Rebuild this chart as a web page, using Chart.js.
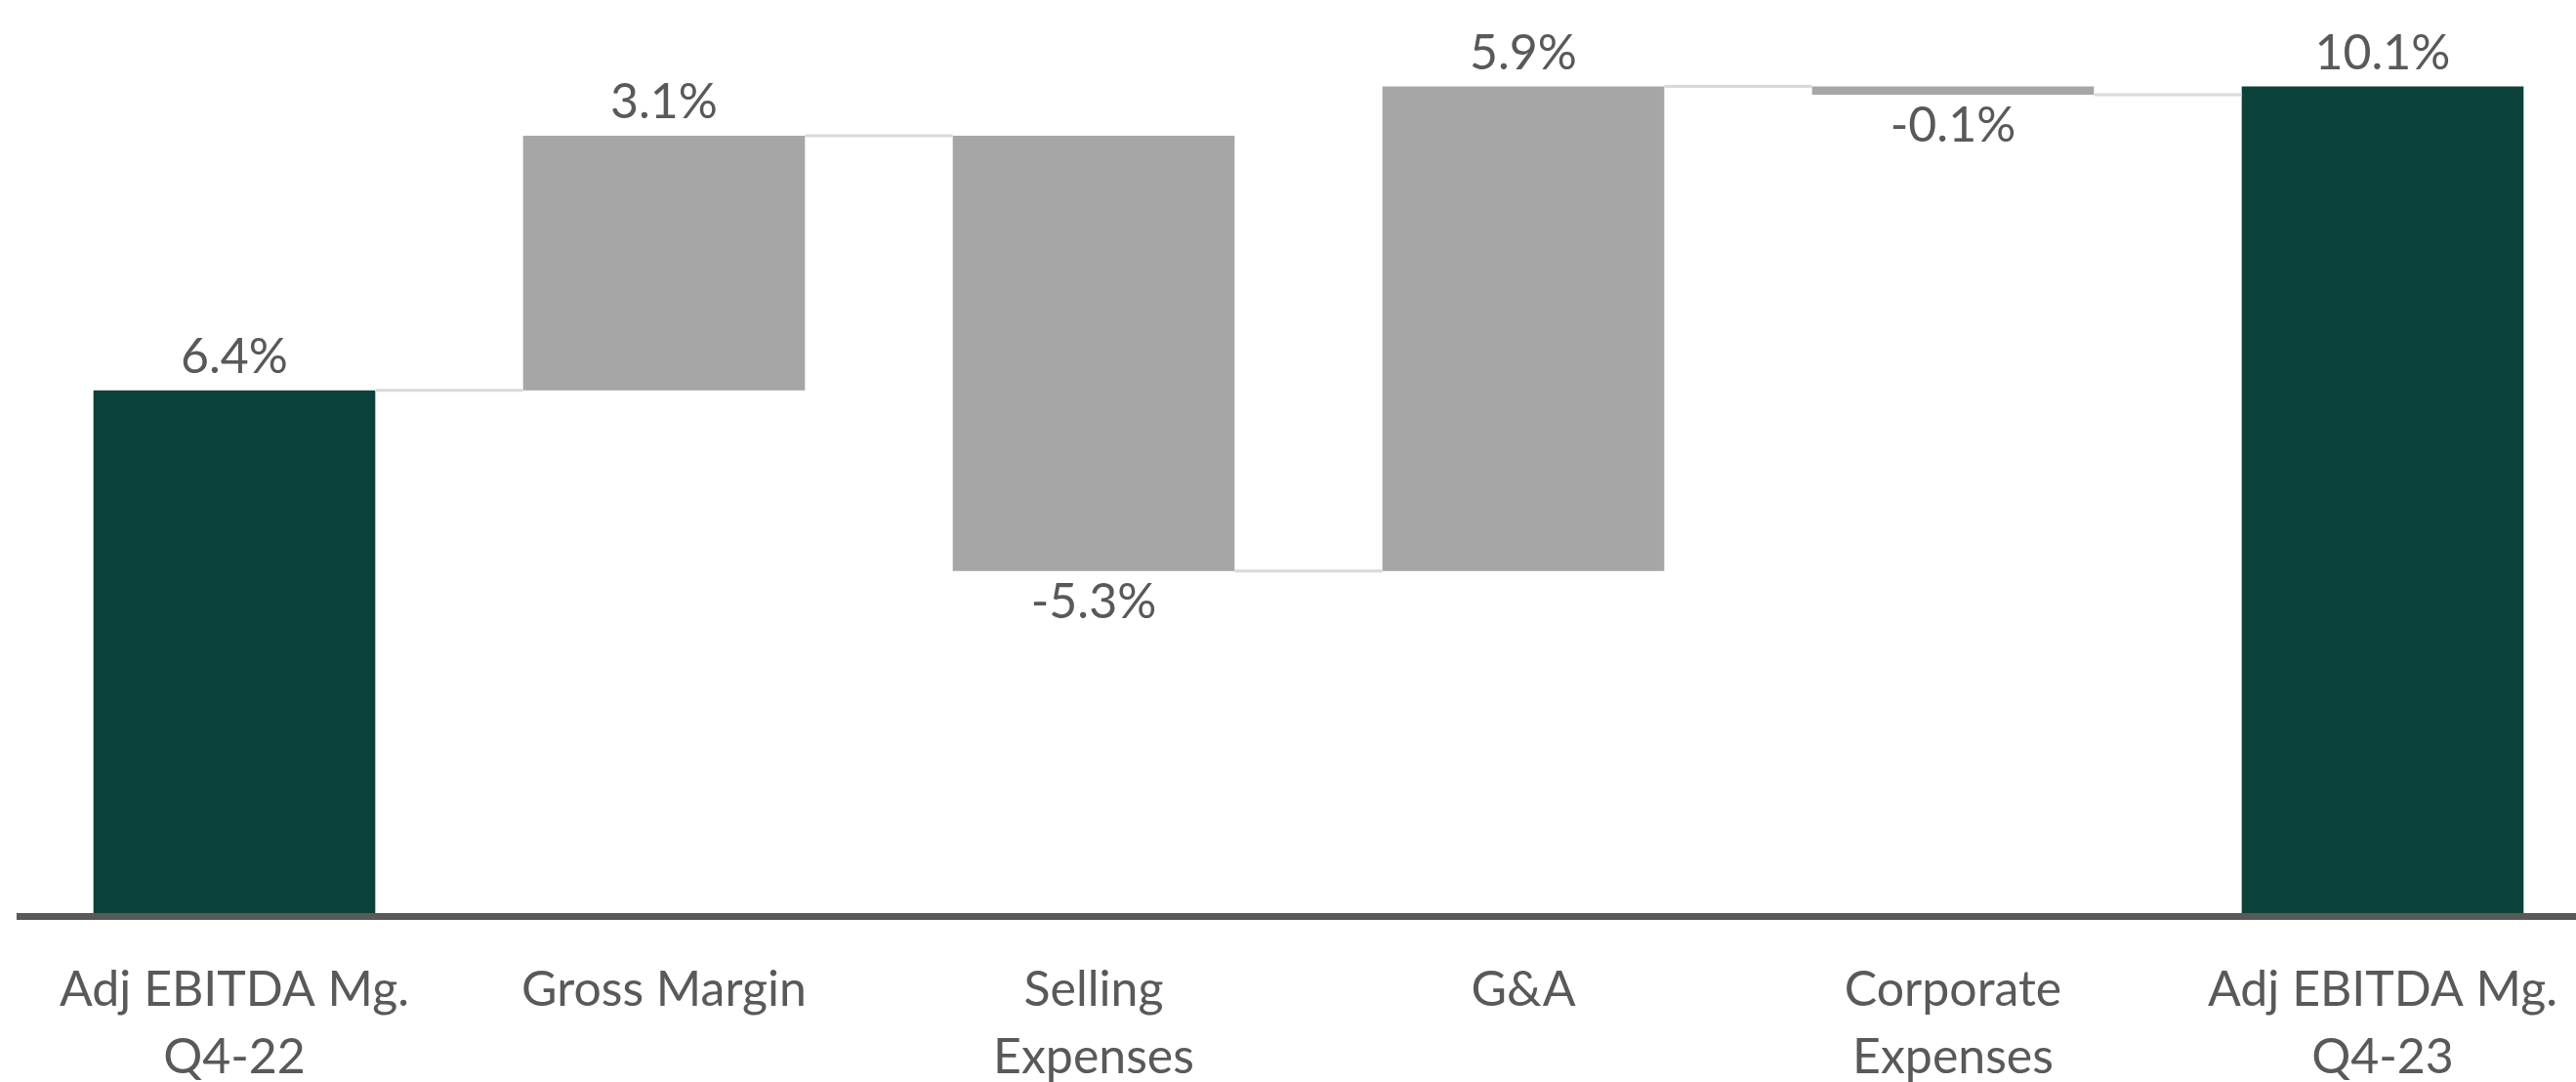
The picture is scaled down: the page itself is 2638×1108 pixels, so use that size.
<!DOCTYPE html>
<html>
<head>
<meta charset="utf-8">
<script src="https://cdn.jsdelivr.net/npm/chart.js@4.4.1/dist/chart.umd.min.js"></script>
<style>
  html, body { margin: 0; padding: 0; background: #fff; overflow: hidden; }
  canvas { display: block; }
</style>
</head>
<body>
<canvas id="bridge" width="2660" height="1108"></canvas>
<script>
const categories = [
    ['Adj EBITDA Mg.', 'Q4-22'],
    'Gross Margin',
    ['Selling', 'Expenses'],
    'G&A',
    ['Corporate', 'Expenses'],
    ['Adj EBITDA Mg.', 'Q4-23']
];
const changes = [6.4, 3.1, -5.3, 5.9, -0.1, 10.1];
const isTotal = [true, false, false, false, false, true];

const totalColor = '#0b4239';
const stepColor = '#a6a6a6';
const textColor = '#595959';

// floating [start, end] ranges for the waterfall
let running = 0;
const ranges = changes.map((v, i) => {
    if (isTotal[i]) {
        running = v;
        return [0, v];
    }
    const start = running;
    running = +(running + v).toFixed(4);
    return [start, running];
});

const bridgePlugin = {
    id: 'bridge',
    afterDatasetsDraw(chart) {
        const ctx = chart.ctx;
        const y = chart.scales.y;
        const bars = chart.getDatasetMeta(0).data;

        // connector lines between neighbouring bars
        ctx.save();
        ctx.strokeStyle = '#d9d9d9';
        ctx.lineWidth = 3;
        for (let i = 0; i < bars.length - 1; i++) {
            const a = bars[i], b = bars[i + 1];
            const level = y.getPixelForValue(ranges[i][1]);
            ctx.beginPath();
            ctx.moveTo(a.x + a.width / 2, level);
            ctx.lineTo(b.x - b.width / 2, level);
            ctx.stroke();
        }
        ctx.restore();

        // value labels
        ctx.save();
        ctx.fillStyle = textColor;
        ctx.font = '50px Lato';
        ctx.textAlign = 'center';
        ctx.textBaseline = 'alphabetic';
        bars.forEach((bar, i) => {
            const v = changes[i];
            const text = v.toFixed(1) + '%';
            const top = y.getPixelForValue(Math.max(...ranges[i]));
            const bottom = y.getPixelForValue(Math.min(...ranges[i]));
            if (v >= 0) {
                ctx.fillText(text, bar.x, top - 18);
            } else {
                ctx.fillText(text, bar.x, bottom + 48);
            }
        });
        ctx.restore();
    }
};

new Chart(document.getElementById('bridge'), {
    type: 'bar',
    data: {
        labels: categories,
        datasets: [{
            data: ranges,
            backgroundColor: isTotal.map(t => t ? totalColor : stepColor),
            borderWidth: 0,
            barPercentage: 0.656,
            categoryPercentage: 1
        }]
    },
    options: {
        responsive: false,
        devicePixelRatio: 1,
        animation: false,
        layout: { padding: { left: 20, right: 0, top: 0, bottom: 0 } },
        plugins: {
            legend: { display: false },
            tooltip: { enabled: false }
        },
        scales: {
            x: {
                grid: { display: false, drawTicks: false },
                border: { display: true, color: '#595959', width: 7, z: 1 },
                ticks: {
                    color: textColor,
                    padding: 41,
                    maxRotation: 0,
                    autoSkip: false,
                    font: { family: 'Lato', size: 50, lineHeight: 1.38 }
                },
                afterFit(scale) { scale.height = 170; }
            },
            y: {
                display: false,
                min: 0,
                max: 11.153
            }
        }
    },
    plugins: [bridgePlugin]
});
</script>
</body>
</html>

■ ■ ■

Take the listing and print it again exactly, but without any pictures.

Rebuild this chart as a web page, using Chart.js.
The picture is scaled down: the page itself is 2638×1108 pixels, so use that size.
<!DOCTYPE html>
<html>
<head>
<meta charset="utf-8">
<script src="https://cdn.jsdelivr.net/npm/chart.js@4.4.1/dist/chart.umd.min.js"></script>
<style>
  html, body { margin: 0; padding: 0; background: #fff; overflow: hidden; }
  canvas { display: block; }
</style>
</head>
<body>
<canvas id="bridge" width="2660" height="1108"></canvas>
<script>
const categories = [
    ['Adj EBITDA Mg.', 'Q4-22'],
    'Gross Margin',
    ['Selling', 'Expenses'],
    'G&A',
    ['Corporate', 'Expenses'],
    ['Adj EBITDA Mg.', 'Q4-23']
];
const changes = [6.4, 3.1, -5.3, 5.9, -0.1, 10.1];
const isTotal = [true, false, false, false, false, true];

const totalColor = '#0b4239';
const stepColor = '#a6a6a6';
const textColor = '#595959';

// floating [start, end] ranges for the waterfall
let running = 0;
const ranges = changes.map((v, i) => {
    if (isTotal[i]) {
        running = v;
        return [0, v];
    }
    const start = running;
    running = +(running + v).toFixed(4);
    return [start, running];
});

const bridgePlugin = {
    id: 'bridge',
    afterDatasetsDraw(chart) {
        const ctx = chart.ctx;
        const y = chart.scales.y;
        const bars = chart.getDatasetMeta(0).data;

        // connector lines between neighbouring bars
        ctx.save();
        ctx.strokeStyle = '#d9d9d9';
        ctx.lineWidth = 3;
        for (let i = 0; i < bars.length - 1; i++) {
            const a = bars[i], b = bars[i + 1];
            const level = y.getPixelForValue(ranges[i][1]);
            ctx.beginPath();
            ctx.moveTo(a.x + a.width / 2, level);
            ctx.lineTo(b.x - b.width / 2, level);
            ctx.stroke();
        }
        ctx.restore();

        // value labels
        ctx.save();
        ctx.fillStyle = textColor;
        ctx.font = '50px Lato';
        ctx.textAlign = 'center';
        ctx.textBaseline = 'alphabetic';
        bars.forEach((bar, i) => {
            const v = changes[i];
            const text = v.toFixed(1) + '%';
            const top = y.getPixelForValue(Math.max(...ranges[i]));
            const bottom = y.getPixelForValue(Math.min(...ranges[i]));
            if (v >= 0) {
                ctx.fillText(text, bar.x, top - 18);
            } else {
                ctx.fillText(text, bar.x, bottom + 48);
            }
        });
        ctx.restore();
    }
};

new Chart(document.getElementById('bridge'), {
    type: 'bar',
    data: {
        labels: categories,
        datasets: [{
            data: ranges,
            backgroundColor: isTotal.map(t => t ? totalColor : stepColor),
            borderWidth: 0,
            barPercentage: 0.656,
            categoryPercentage: 1
        }]
    },
    options: {
        responsive: false,
        devicePixelRatio: 1,
        animation: false,
        layout: { padding: { left: 20, right: 0, top: 0, bottom: 0 } },
        plugins: {
            legend: { display: false },
            tooltip: { enabled: false }
        },
        scales: {
            x: {
                grid: { display: false, drawTicks: false },
                border: { display: true, color: '#595959', width: 7, z: 1 },
                ticks: {
                    color: textColor,
                    padding: 41,
                    maxRotation: 0,
                    autoSkip: false,
                    font: { family: 'Lato', size: 50, lineHeight: 1.38 }
                },
                afterFit(scale) { scale.height = 170; }
            },
            y: {
                display: false,
                min: 0,
                max: 11.153
            }
        }
    },
    plugins: [bridgePlugin]
});
</script>
</body>
</html>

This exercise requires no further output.